I remember my hyperbolic tantrums arguing for the genius of many records I've since abandoned. That is what Hamilton's defense of McCartney's lyrics for the Beatles read like, a gushy mash note. Of course, the man had a way with words, but…please calm down… Like anyone else obsessed with what the Beatles have accomplished and how it was that they created a body of work without peer, I've dived into the weeds to determine who had the more outstanding mind and pen, John or Paul. After much scrutiny, cogitating, late nights scanning lyric sheets wearing headphones while the Beatles blared loudly and made my hearing even worse than it was, my conclusion is that it's a draw between the two. 

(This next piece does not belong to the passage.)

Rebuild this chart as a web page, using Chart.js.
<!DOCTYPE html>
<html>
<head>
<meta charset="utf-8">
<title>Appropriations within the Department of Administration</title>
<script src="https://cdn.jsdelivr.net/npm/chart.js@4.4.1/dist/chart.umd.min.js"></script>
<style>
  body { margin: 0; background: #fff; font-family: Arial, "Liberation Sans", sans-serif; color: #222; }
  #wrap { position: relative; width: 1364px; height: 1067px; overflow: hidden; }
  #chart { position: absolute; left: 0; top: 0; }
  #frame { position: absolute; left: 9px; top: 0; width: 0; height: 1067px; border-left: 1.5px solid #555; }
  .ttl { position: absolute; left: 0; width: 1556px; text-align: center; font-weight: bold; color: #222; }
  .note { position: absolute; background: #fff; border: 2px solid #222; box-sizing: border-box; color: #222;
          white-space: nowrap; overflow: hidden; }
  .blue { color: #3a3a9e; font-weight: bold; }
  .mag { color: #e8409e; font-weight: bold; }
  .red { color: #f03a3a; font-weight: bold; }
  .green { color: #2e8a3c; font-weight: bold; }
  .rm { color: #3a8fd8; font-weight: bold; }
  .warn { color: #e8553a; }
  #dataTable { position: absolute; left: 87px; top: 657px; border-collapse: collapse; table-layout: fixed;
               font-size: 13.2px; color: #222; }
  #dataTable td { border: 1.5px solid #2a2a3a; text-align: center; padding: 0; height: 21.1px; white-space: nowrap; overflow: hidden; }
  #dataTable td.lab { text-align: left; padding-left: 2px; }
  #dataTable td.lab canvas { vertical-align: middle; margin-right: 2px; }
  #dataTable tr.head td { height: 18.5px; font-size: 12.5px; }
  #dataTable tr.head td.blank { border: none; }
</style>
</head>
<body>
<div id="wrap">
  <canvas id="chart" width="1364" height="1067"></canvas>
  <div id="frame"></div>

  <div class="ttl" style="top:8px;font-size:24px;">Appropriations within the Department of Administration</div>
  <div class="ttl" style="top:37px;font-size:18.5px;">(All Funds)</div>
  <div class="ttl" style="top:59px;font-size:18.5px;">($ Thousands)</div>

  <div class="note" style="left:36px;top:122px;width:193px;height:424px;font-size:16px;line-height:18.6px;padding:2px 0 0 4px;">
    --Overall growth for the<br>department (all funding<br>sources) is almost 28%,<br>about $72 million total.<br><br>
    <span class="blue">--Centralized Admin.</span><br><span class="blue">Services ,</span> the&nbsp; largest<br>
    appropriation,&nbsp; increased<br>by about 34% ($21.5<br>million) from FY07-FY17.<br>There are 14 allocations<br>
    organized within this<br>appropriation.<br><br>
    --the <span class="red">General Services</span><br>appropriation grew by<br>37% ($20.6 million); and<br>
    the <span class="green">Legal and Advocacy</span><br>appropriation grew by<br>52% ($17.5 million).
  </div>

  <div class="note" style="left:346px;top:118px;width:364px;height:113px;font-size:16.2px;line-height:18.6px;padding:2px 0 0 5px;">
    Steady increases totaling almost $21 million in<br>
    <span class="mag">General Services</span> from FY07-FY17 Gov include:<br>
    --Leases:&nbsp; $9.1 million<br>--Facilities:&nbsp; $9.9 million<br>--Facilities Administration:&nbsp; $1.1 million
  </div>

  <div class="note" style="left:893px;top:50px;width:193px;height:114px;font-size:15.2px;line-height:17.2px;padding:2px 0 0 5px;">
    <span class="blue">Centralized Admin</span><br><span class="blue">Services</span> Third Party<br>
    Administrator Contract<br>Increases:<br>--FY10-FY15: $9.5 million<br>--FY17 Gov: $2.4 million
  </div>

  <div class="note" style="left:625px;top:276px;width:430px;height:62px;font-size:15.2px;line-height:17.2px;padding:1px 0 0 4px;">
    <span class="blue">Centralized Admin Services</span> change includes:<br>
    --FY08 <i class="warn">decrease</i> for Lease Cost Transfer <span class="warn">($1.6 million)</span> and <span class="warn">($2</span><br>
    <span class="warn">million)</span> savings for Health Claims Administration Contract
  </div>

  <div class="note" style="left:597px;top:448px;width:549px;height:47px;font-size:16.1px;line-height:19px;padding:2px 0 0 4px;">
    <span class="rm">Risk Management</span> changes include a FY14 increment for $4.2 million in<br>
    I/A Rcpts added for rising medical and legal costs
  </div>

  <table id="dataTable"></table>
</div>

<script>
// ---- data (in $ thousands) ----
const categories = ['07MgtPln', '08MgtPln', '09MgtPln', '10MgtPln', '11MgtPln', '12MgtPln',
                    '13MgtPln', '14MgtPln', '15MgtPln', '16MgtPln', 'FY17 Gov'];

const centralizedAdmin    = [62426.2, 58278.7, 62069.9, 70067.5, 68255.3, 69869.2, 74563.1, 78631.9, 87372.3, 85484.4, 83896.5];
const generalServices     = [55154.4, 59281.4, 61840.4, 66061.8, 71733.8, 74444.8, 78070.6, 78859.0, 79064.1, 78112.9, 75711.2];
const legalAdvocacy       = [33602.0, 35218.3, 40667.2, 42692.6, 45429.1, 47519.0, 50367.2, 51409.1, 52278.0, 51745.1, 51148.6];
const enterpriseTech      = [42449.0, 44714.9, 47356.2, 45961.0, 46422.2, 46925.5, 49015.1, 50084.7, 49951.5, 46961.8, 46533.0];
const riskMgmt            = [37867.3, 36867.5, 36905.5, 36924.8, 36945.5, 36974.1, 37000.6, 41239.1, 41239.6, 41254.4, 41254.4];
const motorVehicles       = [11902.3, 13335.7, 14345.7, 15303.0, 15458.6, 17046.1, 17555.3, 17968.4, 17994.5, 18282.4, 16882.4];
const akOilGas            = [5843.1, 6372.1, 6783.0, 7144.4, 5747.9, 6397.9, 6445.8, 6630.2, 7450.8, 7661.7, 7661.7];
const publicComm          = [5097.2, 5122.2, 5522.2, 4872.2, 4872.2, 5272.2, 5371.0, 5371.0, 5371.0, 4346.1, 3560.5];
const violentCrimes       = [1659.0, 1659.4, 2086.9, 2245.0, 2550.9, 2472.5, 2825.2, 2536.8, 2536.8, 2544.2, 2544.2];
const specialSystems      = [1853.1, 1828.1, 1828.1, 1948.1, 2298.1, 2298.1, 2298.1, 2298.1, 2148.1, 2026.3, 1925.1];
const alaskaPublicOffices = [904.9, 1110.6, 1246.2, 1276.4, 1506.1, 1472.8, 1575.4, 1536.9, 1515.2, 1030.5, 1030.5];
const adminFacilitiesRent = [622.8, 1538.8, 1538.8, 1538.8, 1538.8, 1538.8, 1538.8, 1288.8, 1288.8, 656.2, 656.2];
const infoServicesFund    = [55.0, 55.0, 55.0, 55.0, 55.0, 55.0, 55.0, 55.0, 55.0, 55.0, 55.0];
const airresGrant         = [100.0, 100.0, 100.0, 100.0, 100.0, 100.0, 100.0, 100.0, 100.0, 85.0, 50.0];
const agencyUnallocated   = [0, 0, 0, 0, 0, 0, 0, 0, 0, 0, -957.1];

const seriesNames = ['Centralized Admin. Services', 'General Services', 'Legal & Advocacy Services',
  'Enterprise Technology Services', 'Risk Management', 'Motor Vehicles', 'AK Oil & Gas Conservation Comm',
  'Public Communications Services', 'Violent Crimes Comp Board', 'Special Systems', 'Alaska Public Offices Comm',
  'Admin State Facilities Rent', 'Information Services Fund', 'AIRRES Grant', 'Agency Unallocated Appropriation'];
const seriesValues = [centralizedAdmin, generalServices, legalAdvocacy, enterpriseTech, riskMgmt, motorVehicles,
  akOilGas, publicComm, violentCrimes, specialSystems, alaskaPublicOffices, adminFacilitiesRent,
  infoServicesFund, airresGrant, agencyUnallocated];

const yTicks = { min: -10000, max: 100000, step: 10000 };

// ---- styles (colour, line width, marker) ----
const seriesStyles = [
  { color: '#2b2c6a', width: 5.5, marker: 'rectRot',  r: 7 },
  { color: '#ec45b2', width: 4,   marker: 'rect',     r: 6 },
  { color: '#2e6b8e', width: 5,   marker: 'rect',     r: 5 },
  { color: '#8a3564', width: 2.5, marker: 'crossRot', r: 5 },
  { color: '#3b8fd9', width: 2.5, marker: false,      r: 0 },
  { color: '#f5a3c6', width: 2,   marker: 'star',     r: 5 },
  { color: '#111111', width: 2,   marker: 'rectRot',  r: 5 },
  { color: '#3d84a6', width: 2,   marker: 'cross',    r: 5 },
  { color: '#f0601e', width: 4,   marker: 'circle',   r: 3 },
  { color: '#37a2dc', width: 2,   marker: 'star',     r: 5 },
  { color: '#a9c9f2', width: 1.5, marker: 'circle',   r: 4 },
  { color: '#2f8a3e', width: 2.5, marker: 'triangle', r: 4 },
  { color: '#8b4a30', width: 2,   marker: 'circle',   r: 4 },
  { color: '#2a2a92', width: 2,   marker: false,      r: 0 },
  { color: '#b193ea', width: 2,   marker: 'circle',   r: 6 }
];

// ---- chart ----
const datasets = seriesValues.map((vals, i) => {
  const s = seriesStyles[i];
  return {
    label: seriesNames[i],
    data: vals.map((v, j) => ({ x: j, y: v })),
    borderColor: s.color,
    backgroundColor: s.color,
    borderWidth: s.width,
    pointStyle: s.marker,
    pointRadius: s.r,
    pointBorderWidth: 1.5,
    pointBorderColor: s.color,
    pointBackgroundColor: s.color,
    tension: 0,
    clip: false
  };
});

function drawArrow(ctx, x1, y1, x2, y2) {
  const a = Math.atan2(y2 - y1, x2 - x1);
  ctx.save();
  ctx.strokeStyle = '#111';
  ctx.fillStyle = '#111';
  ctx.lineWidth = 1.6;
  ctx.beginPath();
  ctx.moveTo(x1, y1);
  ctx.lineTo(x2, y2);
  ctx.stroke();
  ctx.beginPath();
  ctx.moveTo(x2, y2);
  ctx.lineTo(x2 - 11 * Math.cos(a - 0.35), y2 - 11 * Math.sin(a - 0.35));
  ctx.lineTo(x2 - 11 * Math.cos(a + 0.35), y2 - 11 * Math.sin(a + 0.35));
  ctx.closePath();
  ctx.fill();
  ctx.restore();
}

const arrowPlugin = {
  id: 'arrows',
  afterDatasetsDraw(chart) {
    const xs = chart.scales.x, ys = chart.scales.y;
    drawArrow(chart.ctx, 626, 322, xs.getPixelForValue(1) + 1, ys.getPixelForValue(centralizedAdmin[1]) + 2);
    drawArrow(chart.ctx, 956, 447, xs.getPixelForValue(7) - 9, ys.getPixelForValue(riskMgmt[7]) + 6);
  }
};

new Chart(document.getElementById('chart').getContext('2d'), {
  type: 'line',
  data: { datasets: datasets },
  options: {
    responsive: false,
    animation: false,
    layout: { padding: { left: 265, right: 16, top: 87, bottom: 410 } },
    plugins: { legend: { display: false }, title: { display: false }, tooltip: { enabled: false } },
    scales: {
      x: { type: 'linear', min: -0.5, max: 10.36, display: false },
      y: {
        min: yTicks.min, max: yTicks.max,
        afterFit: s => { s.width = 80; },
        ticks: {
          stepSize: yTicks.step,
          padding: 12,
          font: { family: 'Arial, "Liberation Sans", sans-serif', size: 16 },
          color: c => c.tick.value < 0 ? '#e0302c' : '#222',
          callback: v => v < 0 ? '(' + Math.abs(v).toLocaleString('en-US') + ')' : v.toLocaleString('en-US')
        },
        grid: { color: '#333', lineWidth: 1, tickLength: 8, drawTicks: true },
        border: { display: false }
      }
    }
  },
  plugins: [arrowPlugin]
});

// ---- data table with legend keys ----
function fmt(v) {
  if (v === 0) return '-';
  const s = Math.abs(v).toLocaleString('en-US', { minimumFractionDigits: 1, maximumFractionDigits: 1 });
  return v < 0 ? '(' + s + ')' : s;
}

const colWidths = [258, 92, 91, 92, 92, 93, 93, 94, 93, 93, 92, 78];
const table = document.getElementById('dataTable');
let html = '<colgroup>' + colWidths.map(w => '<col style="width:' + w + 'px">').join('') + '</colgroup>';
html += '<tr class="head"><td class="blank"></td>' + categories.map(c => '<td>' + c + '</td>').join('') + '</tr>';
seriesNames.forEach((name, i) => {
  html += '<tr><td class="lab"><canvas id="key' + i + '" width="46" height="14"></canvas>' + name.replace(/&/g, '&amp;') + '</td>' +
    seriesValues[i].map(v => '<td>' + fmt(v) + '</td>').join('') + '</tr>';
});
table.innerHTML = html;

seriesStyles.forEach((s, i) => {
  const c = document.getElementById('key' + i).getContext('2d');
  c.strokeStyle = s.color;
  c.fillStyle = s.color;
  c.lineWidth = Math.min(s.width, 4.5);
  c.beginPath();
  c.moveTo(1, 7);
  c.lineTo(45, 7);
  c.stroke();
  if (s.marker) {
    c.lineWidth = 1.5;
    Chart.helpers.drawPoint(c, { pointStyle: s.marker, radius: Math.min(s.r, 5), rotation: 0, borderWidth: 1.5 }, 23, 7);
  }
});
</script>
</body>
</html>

As for songwriting partners and as lone authors of single songs while in the Beatles, Lennon and McCartney seemed an evenly matched pair as lyricists, with McCartney having a substantial edge for composing engaging and deceptively simple melodies. Lennon, to be sure, could write a lovely song as well and do so throughout the band's lifetime, but  McCartney has the advantage. As Beatles lyricists,  one can strongly argue that the two were equal for fluidity and agility of expression. Their distinct personalities gave the metaphorical Beatles Universe (with some exemplary additional contributions from George Harrison) a remarkably fresh and finally unpredictable take on the human experience.  McCartney was a fine lyricist with the Beatles, and I'd even agree brilliant at times. Still, I believe the old saw that Sir Paul's best abilities as lyricist and melodist may well have remained dormant if Lennon hadn't become such a significant presence in his creative undertakings. And yes, I would agree, Lennon might have remained yet another Rocker doomed for inevitable anonymity if he hadn't made McCartney's acquaintance.  This will, undoubtedly, be argued about until the end of time.  Notably, McCartney has been showing concern over his legacy as he gets older. He wants the world to realize the weight of actual contribution to the Beatles' longevity, perhaps even a desire to take Lennon's reputation as the superior lyricist and intellect down a peg or two. 

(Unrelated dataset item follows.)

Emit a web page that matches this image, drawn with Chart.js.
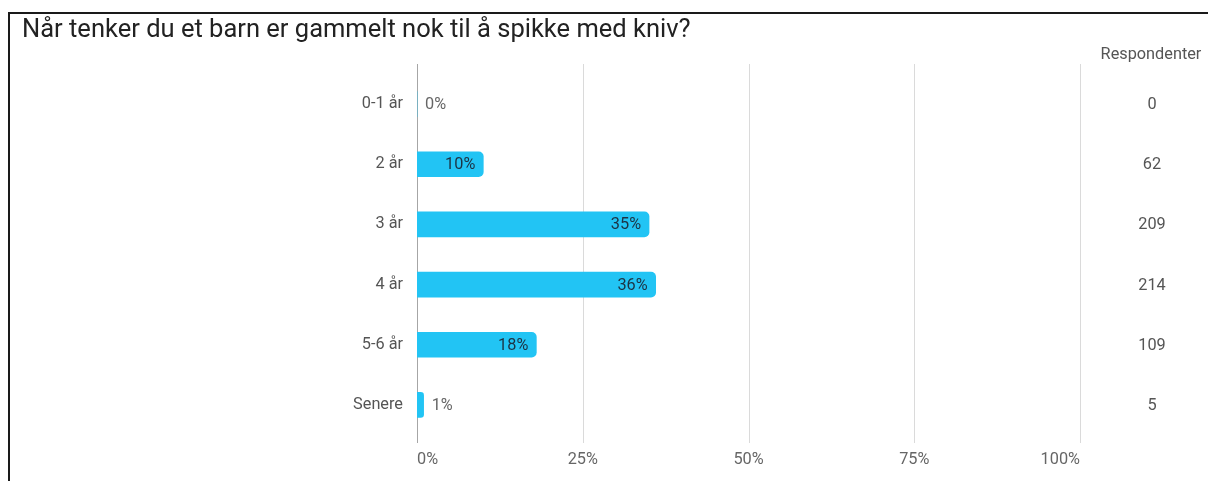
<!DOCTYPE html>
<html>
<head>
<meta charset="utf-8">
<script src="https://cdn.jsdelivr.net/npm/chart.js@4/dist/chart.umd.min.js"></script>
<style>
  html, body { margin: 0; padding: 0; background: #fff; }
  #wrap { width: 1208px; height: 481px; position: relative; }
</style>
</head>
<body>
<div id="wrap"><canvas id="c" width="1208" height="481"></canvas></div>
<script>
const title = 'Når tenker du et barn er gammelt nok til å spikke med kniv?';
const categories = ['0-1 år', '2 år', '3 år', '4 år', '5-6 år', 'Senere'];
const percents = [0, 10, 35, 36, 18, 1];
const respondents = [0, 62, 209, 214, 109, 5];
const countHeader = 'Respondenter';
const xTicks = [0, 25, 50, 75, 100];

const FONT = 'Roboto, "Noto Sans", Arial, sans-serif';
const SMALL = 16.3;

const decor = {
  id: 'decor',
  beforeDraw(chart) {
    const ctx = chart.ctx;
    ctx.save();
    ctx.fillStyle = '#fff';
    ctx.fillRect(0, 0, chart.width, chart.height);
    // frame
    ctx.strokeStyle = '#1a1a1a';
    ctx.lineWidth = 2;
    ctx.beginPath();
    ctx.moveTo(9, chart.height);
    ctx.lineTo(9, 13);
    ctx.lineTo(chart.width, 13);
    ctx.stroke();
    // title
    ctx.fillStyle = '#222';
    ctx.font = '25.5px ' + FONT;
    ctx.textAlign = 'left';
    ctx.textBaseline = 'alphabetic';
    ctx.fillText(title, 22, 37);
    ctx.restore();
  },
  beforeDatasetsDraw(chart) {
    const ctx = chart.ctx;
    const xs = chart.scales.x;
    const area = chart.chartArea;
    ctx.save();
    xTicks.forEach(v => {
      const px = Math.round(xs.getPixelForValue(v)) + 0.5;
      ctx.strokeStyle = v === 0 ? '#a6a6a6' : '#dadada';
      ctx.lineWidth = 1;
      ctx.beginPath();
      ctx.moveTo(px, area.top - 10);
      ctx.lineTo(px, area.bottom + 8);
      ctx.stroke();
    });
    ctx.restore();
  },
  afterDatasetsDraw(chart) {
    const ctx = chart.ctx;
    const meta = chart.getDatasetMeta(0);
    ctx.save();
    ctx.font = SMALL + 'px ' + FONT;
    ctx.textBaseline = 'middle';
    meta.data.forEach((bar, i) => {
      const label = percents[i] + '%';
      const w = bar.x - bar.base;
      if (w > 40) {
        ctx.fillStyle = '#1d3344';
        ctx.textAlign = 'right';
        ctx.fillText(label, bar.x - 8, bar.y + 1);
      } else {
        ctx.fillStyle = '#666';
        ctx.textAlign = 'left';
        ctx.fillText(label, bar.x + 8, bar.y + 1);
      }
    });
    // respondents column
    const cx = 1152;
    ctx.fillStyle = '#555';
    ctx.textAlign = 'center';
    ctx.fillText(countHeader, 1151, 55);
    meta.data.forEach((bar, i) => {
      ctx.fillText(String(respondents[i]), cx, bar.y + 1);
    });
    ctx.restore();
  }
};

new Chart(document.getElementById('c'), {
  type: 'bar',
  data: {
    labels: categories,
    datasets: [{
      data: percents,
      backgroundColor: '#22c4f4',
      borderRadius: 5,
      borderSkipped: 'start',
      barThickness: 25
    }]
  },
  options: {
    indexAxis: 'y',
    responsive: false,
    animation: false,
    devicePixelRatio: 1,
    layout: { padding: { top: 74, right: 128, bottom: 0, left: 0 } },
    plugins: {
      legend: { display: false },
      tooltip: { enabled: false },
      title: { display: false }
    },
    scales: {
      x: {
        min: 0,
        max: 100,
        afterBuildTicks(scale) { scale.ticks = xTicks.map(v => ({ value: v })); },
        afterFit(scale) { scale.height = 46; },
        grid: { display: false, drawTicks: false },
        border: { display: false },
        ticks: {
          align: 'inner',
          padding: 15,
          color: '#666',
          font: { family: FONT, size: SMALL },
          callback: v => v + '%'
        }
      },
      y: {
        afterFit(scale) { scale.width = 417; },
        grid: { display: false, drawTicks: false },
        border: { display: false },
        ticks: {
          padding: 14,
          color: '#555',
          font: { family: FONT, size: SMALL }
        }
      }
    }
  },
  plugins: [decor]
});
</script>
</body>
</html>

'Though fueled by resentment, I suspect,  there is no getting away from the fact that the solo efforts by Lennon and McCartney, including struggles with Plastic Ono Band and Wings respectively, are depressingly substandard considered against the work they'd done for the Beatles.  Of course, both bodies of post-Beatles music have pockets of the old magic, charisma, wit, and melodic bite. Still, Lennon had descended from the ranks of an artist to becoming merely a Professional Celebrity, an amazingly clueless personality whose lyric acumen was now little else but sloganeering no more subtle than a bumper sticker. McCartney, in turn, couldn't seem to write a cohesive song anymore; his song structures were erratic, jarring, disjointed, too often coming less well than office buildings abandoned during construction. His lyric writing was gibberish, and those who want to defend the words he wrote for Wings come off as wishful thinkers.             

Monday, November 1, 2021

 

JohnMayall is a multi-instrumentalist in the sense that an office worker is a multi-tasker. This would mean, for our purpose, someone able to do several things simultaneously poorly. A better analogy might be an old joke, a jack of all trades, master of none. Mayall is someone who dabbles on harmonica, guitar, keyboards, having a tentative command of blues basics and not much else. I wouldn't even call him an instrumentalist--dabbler pretty much gets what he does. His penchant for finding tasty and distinct blues guitarist was undoubtedly aimed at fleshing out what otherwise would have been a thin, brittle sound from the blues breakers had he featured himself as a featured soloist. Mayall is not an exciting musician.  Of course, I  give Mayall full credit for putting together crackerjack bands that have, at times, making it possible for Mayall to release first-rate albums. The albums I listen to especially are USA Union featuring the sadly underrated Harvey Mandel on guitar, Larry Taylor on bass, Sugarcane Harris on violin, and, of course, Turning Point, with the splendid, Desmond-y sax work of Johnny Almond and Jon Mark on acoustic guitar. Mayall's harmonica work was more texture than anything else, save for the excellent workout he accomplishes on Room to Move. These were band albums with credible, blues-based tunes with jazz used as texture, groove, and pacing. Too often, much too often for me, though, Mayall has pushed his harmonica work to the forefront, usually following a hot guitar solo or sultry work out from a reedman, and the effect is like a blowing out a tire when you're cruising at a comfortable rate of speed. It's my view Mayall was playing catch up with what the Butterfield band was doing with their jazz-rock ventures. What Butterfield and his crew did on East-West with the Work Song and the long title improv, released in 1966, is so profoundly ahead of its time that I consider Mayall's contribution to the fusing of jazz, blues, and rock as a bit less important than you do. It's a matter of taste, I realize, and I'm just stating mine, perhaps obnoxiously so. It may well be an unrealistic expectation of mine for musicians described often enough as "band leaders" to be solid and confident soloists no less than the musicians they hire.